In the First Century, Christianity was about…

  1. …loving God with all of your heart and all of your mind and all of your soul and all of your strength. For many today, it’s more about being OK, even if you’re making less effort than this.
  2. …loving your neighbor as yourself. For many today, it’s more about loving your neighbors only as much as you find convenient.
  3. …being transformed by the renewing of your mind. For many today, it’s more about being accepted as you are, and not really needing to be transformed or renewed.
  4. …discovering and learning about God. For many today, it’s more about discovering and learning themselves.
  5. …subjecting your own will in order to please God. For many today, it’s more about pleasing themselves.
  6. …bringing the Old Testament religion to its intended fulfillment. For many today, it’s more about shunning the Old Testament religion altogether, and setting aside most of those precepts.
  7. …getting to know all about God and the history of the interactions between God, humans, and angels. For many today, it’s more about just getting the key ideas (“core doctrine”) and “getting saved”.
  8. …personal maturation in righteousness. For many today, it’s more about being OK even if you don’t mature.
  9. …preparing oneself for eternity with God. For many today, it’s more about getting to be with God forever without having to prepare much at all.
  10. …fulfilling the requirements of God, whatever they might be. For many today, it’s more about whittling down those requirements to fairly scant versions of “faith”.
  11. …living out a faith that was founded on what God actually promised. For many today, it’s about believing deeply in their own wishes, even if God made no such promise.
  12. …Jesus being one’s actual spiritual master. For many today, it’s more about Jesus being their friend.
  13. ...deferring in their choices to God’s wishes. For many today, it’s about a God who defers to the wishes of the individual, finding a way to be pleased with them even when they habitually go against his wishes.
  14. …a grace that “teaches us to say no to ungodly desires”. For many today, it’s about a “grace” that means you don’t really have to say no to ungodly desires.
  15. …a grace that prompted Paul to “work harder than them all”. For many today, it’s about a grace that means you don’t have to work at all.
  16. …a single and unified body of believers, deferring to Jesus’ authority. For many today, it’s about a deeply fractured and diverse group of church organizations—each one deferring to its own authority to decide what to do.
  17. …learning to live well in a fellowship of diverse people, young and old. For many today, it’s about splitting the fellowship up into various age groups, who keep largely to themselves.
  18. …a God who is both kind and stern. For many today, it is about a God who is either one or the other, and not both.
  19. …becoming like Jesus in one’s character. For many today, it is about not having to become like Jesus.
  20. …learning and understanding the scriptures. For many today, it’s about not having to learn or understand the scriptures.
  21. …doing good works that please God. For many today, it’s about not having to do good works.
  22. …taking off the old man and putting on the new man. For many today, it’s about being completely accepted by God while still being that old man.
  23. …being right with God. For many today, it’s about being right with church, or with self.
  24. …getting ready to go to Heaven. For many today, it’s more about making the best life they can on the Earth.
  25. …walking in the “way” of God. For many today, it’s more about trying to find their own way.
  26. …living in the “image” of God. For many today, it’s more about remaking a “God” in their own image.

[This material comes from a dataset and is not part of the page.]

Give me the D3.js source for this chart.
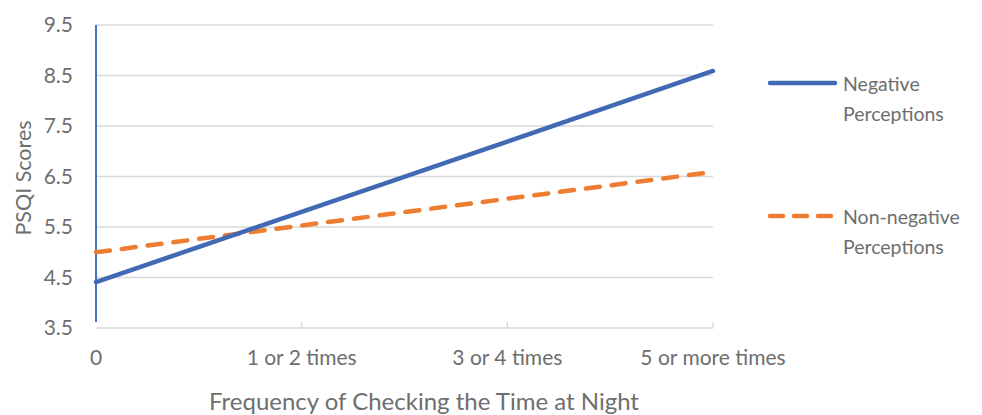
<!DOCTYPE html>
<html><head><meta charset="utf-8">
<script src="https://cdn.jsdelivr.net/npm/d3@7"></script>
<style>
body{margin:0;background:#fff;}
text{font-family:Lato,"Open Sans",sans-serif;fill:#6e6e6e;}
</style></head>
<body><svg id="c" width="982" height="415"></svg>
<script>
const categories = ["0","1 or 2 times","3 or 4 times","5 or more times"];
const negative = [4.41, 5.80, 7.19, 8.59];
const nonNegative = [5.00, 5.53, 6.06, 6.59];
const yTicks = [3.5,4.5,5.5,6.5,7.5,8.5,9.5];
const seriesNames = [["Negative","Perceptions"],["Non-negative","Perceptions"]];
const colors = ["#4169B4","#ED7D31"];

(function(){
const svg = d3.select("#c");
const pL=96, pR=713, pT=25, pB=328;
const x = d3.scaleLinear().domain([0,categories.length-1]).range([pL,pR]);
const y = d3.scaleLinear().domain([3.5,9.5]).range([pB,pT]);

svg.append("g").selectAll("line").data(yTicks).join("line")
  .attr("x1",pL).attr("x2",pR).attr("y1",d=>y(d)).attr("y2",d=>y(d))
  .attr("stroke","#d9d9d9").attr("stroke-width",1.3);

svg.append("g").selectAll("text").data(yTicks).join("text")
  .attr("x",73).attr("y",d=>y(d)+7).attr("text-anchor","end")
  .style("font-size","21px").text(d=>d.toFixed(1));

svg.append("g").selectAll("line").data(d3.range(1,categories.length)).join("line")
  .attr("x1",d=>x(d)).attr("x2",d=>x(d)).attr("y1",pB-6).attr("y2",pB)
  .attr("stroke","#d9d9d9").attr("stroke-width",1.3);

svg.append("g").selectAll("text").data(categories).join("text")
  .attr("x",(d,i)=>x(i)).attr("y",365).attr("text-anchor","middle")
  .style("font-size","21px").text(d=>d);

svg.append("line").attr("x1",x(0)).attr("x2",x(0)).attr("y1",y(9.5)).attr("y2",y(3.62))
  .attr("stroke","#4472C4").attr("stroke-width",2);

const line = d3.line().x((d,i)=>x(i)).y(d=>y(d));
svg.append("path").datum(nonNegative).attr("d",line).attr("fill","none")
  .attr("stroke",colors[1]).attr("stroke-width",4.5).attr("stroke-dasharray","14,12")
  .attr("stroke-linecap","round");
svg.append("path").datum(negative).attr("d",line).attr("fill","none")
  .attr("stroke",colors[0]).attr("stroke-width",4.5).attr("stroke-linecap","round");

svg.append("text").attr("transform","translate(31,178) rotate(-90)").attr("text-anchor","middle")
  .style("font-size","21.5px").text("PSQI Scores");
svg.append("text").attr("x",424).attr("y",410).attr("text-anchor","middle")
  .style("font-size","24px").text("Frequency of Checking the Time at Night");

const legY = [83, 216];
seriesNames.forEach((nm,i)=>{
  const g = svg.append("g");
  g.append("line").attr("x1",770).attr("x2",835).attr("y1",legY[i]).attr("y2",legY[i])
    .attr("stroke",colors[i]).attr("stroke-width",4.5).attr("stroke-linecap","round")
    .attr("stroke-dasharray",i===1?"13,11":null);
  nm.forEach((t,j)=>g.append("text").attr("x",843).attr("y",legY[i]+8+j*30)
    .style("font-size","19.5px").text(t));
});
})();
</script></body></html>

These are some of the issues that I seem to notice most often. I may add more as I think of them. (I published this list with 25 items on 18 May 2023.) I should also write some short posts explaining each item on this list. As I get that done over time, I’ll come back and link each item here to the corresponding post.

Conclusion

I think that for the most part, the churches today look like what you’d expect when the worldly world gets hold of an idea and runs with it. I think it’s analogous to what happened to the quality of food once the marketers got hold of producing it. Churches abound today, yet maturely-righteous people seem to be rare. (And for the record, while Jesus had a wide gate for the unrighteous, the righteous would be few enough as to require only a narrow gate to get through.)

And I have recently realized that the maturely-righteous people I know are not that way because of the churches they go to, but in spite of them! They realize there’s a lot of compromise at church, and they might not know what to do about it. And it raises lots of questions, but naturally, they can’t very well turn to the compromised institutions for (good) answers. No, the churches, most of whom don’t intend to change at all, are likely to tell them “stay and help fight for change!”. And if they do stay, it’s very rare that such change will ever come in any substantial way.

Many, I suppose, will never figure out how worldly their churches are—and how much they differ from the First-Century ekklesia of Jesus. There’s a great deal to be said about this, but the point of this particular post is simply to put together a bit of a brief “profile” on the differences I see between then and now. Feel free to wrestle with me over these things; I’ll be happy to explain myself.